To have a sizeable amount of regular cash flows, you can consider investing for several years (say 5 to 7 years) for capital appreciation. You can also opt for an SWP after the end of your SIP investments to stay invested. 


  •  What is the difference between SIP and SWP for mutual funds?


A Systematic Investment Plan (SIP) is the exact opposite of a Systematic Withdrawal Plan (SWP). In SIPs, you invest money from your bank account into a mutual fund scheme at fixed intervals. On the other hand, in the case of SIPs, the money is credited to your bank account from a mutual fund at fixed intervals. 


The purpose of a SIP is to regularly invest small sums of money to grow your wealth. In contrast, SWPs allow you to flexibly withdraw your investments in installments.  


  • Who can benefit by opting for an SWP?

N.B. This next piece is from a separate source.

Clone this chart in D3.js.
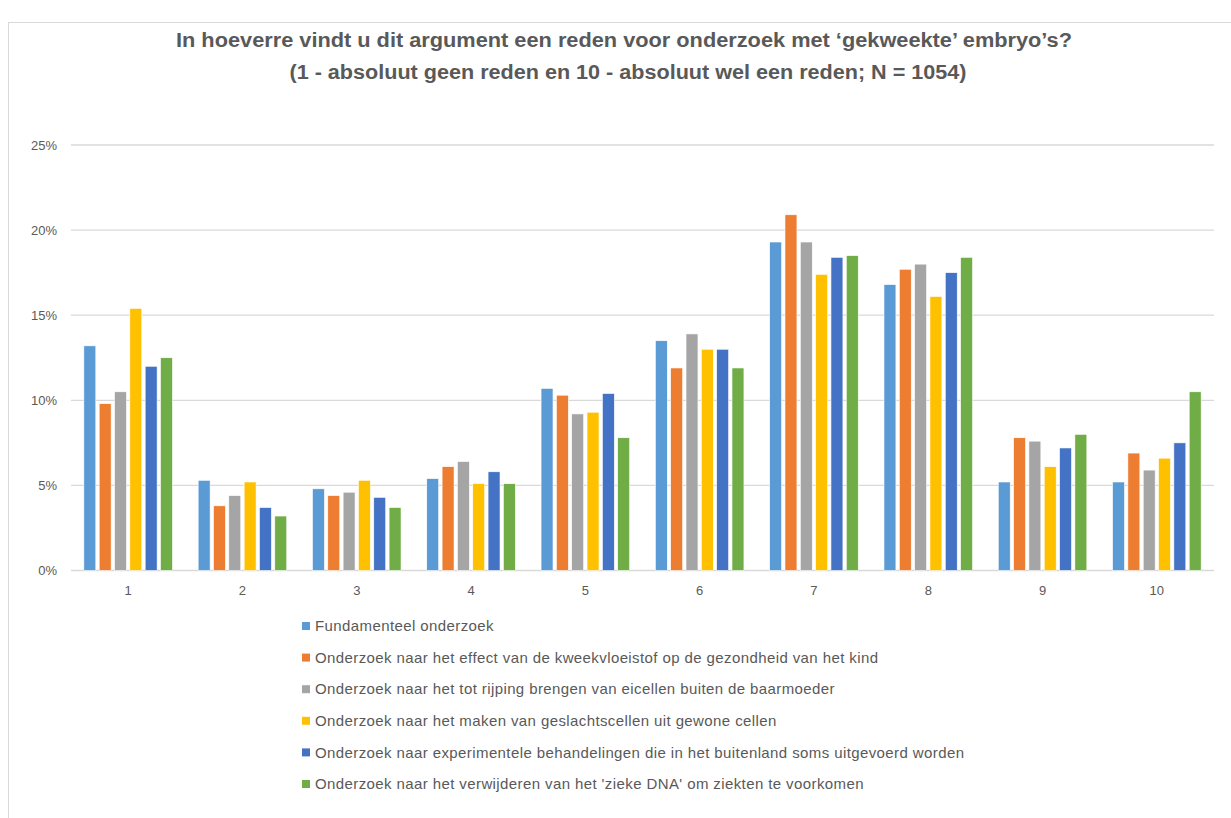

The following investors can consider opting for an SWP:


    • Risk averse investors can use SWPs for capital protection
    • Investors looking to create an additional source of income
    • Retired investors who want to create their own pension



In the Systematic Withdrawal Plan (SWP), an individual needs to invest a particular amount and withdraw a certain amount of the corpus invested in each month. After withdrawal, the amount will be deducted from the investment while it continues to accumulate interest.